[This first appeared at LifeChurchNC.com]
March 25, 2016
What’s so good about Good Friday? Really.
The description of this day seems no less an oxymoron. And I suppose the longer you’ve attended church or been a Christian, the less you consider its absurdity. But think about it for a moment: What’s so good about a day commemorating the death of Jesus?
There are plenty of things in life we celebrate, commemorate, and engage in where we seldom think about the significance behind why we’re doing what we’re doing. Hence, this is why the saying is so true, that familiarity breeds contempt.
So, back to the question: What’s so good about Good Friday?

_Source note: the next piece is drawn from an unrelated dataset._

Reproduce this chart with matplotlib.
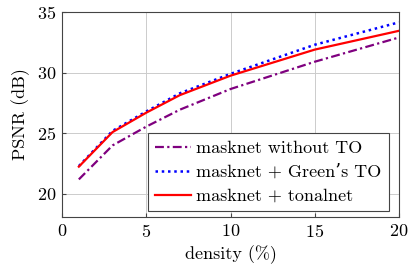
import matplotlib
matplotlib.use("Agg")
import matplotlib.pyplot as plt

density = [1, 3, 5, 7, 10, 15, 20]
psnr_without = [21.2, 24.0, 25.55, 26.95, 28.65, 30.9, 32.9]
psnr_green = [22.3, 25.2, 26.8, 28.3, 29.9, 32.3, 34.15]
psnr_tonal = [22.25, 25.1, 26.7, 28.15, 29.75, 31.9, 33.45]
labels = ["masknet without TO", "masknet + Green\u2019s TO", "masknet + tonalnet"]

plt.rcParams['font.family'] = ['cmr10', 'DejaVu Serif']
plt.rcParams['mathtext.fontset'] = 'cm'
plt.rcParams['axes.formatter.use_mathtext'] = True

fig = plt.figure(figsize=(4.15, 2.74), dpi=100)
ax = fig.add_axes([62/415, 1-217/274, (399-62)/415, (217-12)/274])

ax.plot(density, psnr_without, color='#7f007f', linestyle=(0, (4, 1.5, 1, 1.5)), lw=1.6, label=labels[0])
ax.plot(density, psnr_green, color='#0000ff', linestyle=(0, (1, 1.5)), lw=1.8, label=labels[1])
ax.plot(density, psnr_tonal, color='#ff0000', linestyle='-', lw=1.6, label=labels[2])

ax.set_xlim(0, 20)
ax.set_ylim(18.1, 35)
ax.set_xticks([0, 5, 10, 15, 20])
ax.set_yticks([20, 25, 30, 35])
ax.grid(True, color='#cccccc', lw=0.7)
ax.set_axisbelow(True)
ax.tick_params(direction='in', length=3, labelsize=13, color='#444444', pad=4)
for s in ax.spines.values():
    s.set_color('#444444')
    s.set_linewidth(0.8)
ax.set_xlabel('density (%)', fontsize=13, labelpad=4)
ax.set_ylabel('PSNR (dB)', fontsize=13, labelpad=5)

leg = ax.legend(loc='lower right', bbox_to_anchor=(0.970, 0.029), fontsize=13,
                fancybox=False, framealpha=1,
                edgecolor='#444444', borderpad=0.4, labelspacing=0.45,
                handlelength=2.0, handletextpad=0.3, borderaxespad=0.0)
leg.get_frame().set_linewidth(0.8)

fig.savefig('out.png', dpi=100)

Are we happy Jesus died; and not just died, but was brutally beaten and nailed to an execution stake? Are we saying that death is good? Aren’t we over-romanticizing the Cross a bit to call this day good? I mean, what kind of sick, twisted people are we? No wonder people think Christians are weird, right?
And yet, it’s our weirdnesses, our sicknesses and all that’s twisted about us that makes Good Friday truly good for us. Because although Good Friday represents the pain, suffering and death of Jesus – which by no means was good in itself – it also represents the culmination of God’s redemptive plan that was set in motion at the beginning of time; a plan to rescue us from the inherent sinfulness of our humanity that plagues our existence and the death it has inevitably created for us. Good Friday represents the final death-blow to the forces of darkness and the power of sin and death.
Good Friday represents the death of Death. Just as Jesus represents life to us, He represents death to Death.
Without Good Friday, the Good News wouldn’t be good news.
Good Friday is the day that Jesus, the perfect Son of God, made Himself the once-and-for-all atoning sacrifice for sin for those who put their faith in Him. On the Cross, Jesus absorbed the wrath of God’s justice on sin and set us free from the consequences of our sin, which is death – in all its forms (Romans 6:23) On Good Friday, Justice and Mercy met at the Cross…and Mercy triumphed. (James 2:12-13)
It’s good because we have a Good Father who gave us the gift of His Son, and Who initiated our rescue in the midst of our desperation even before we knew how desperate we were. (Romans 5:8)
And it’s good because we know that Friday isn’t the end of the story.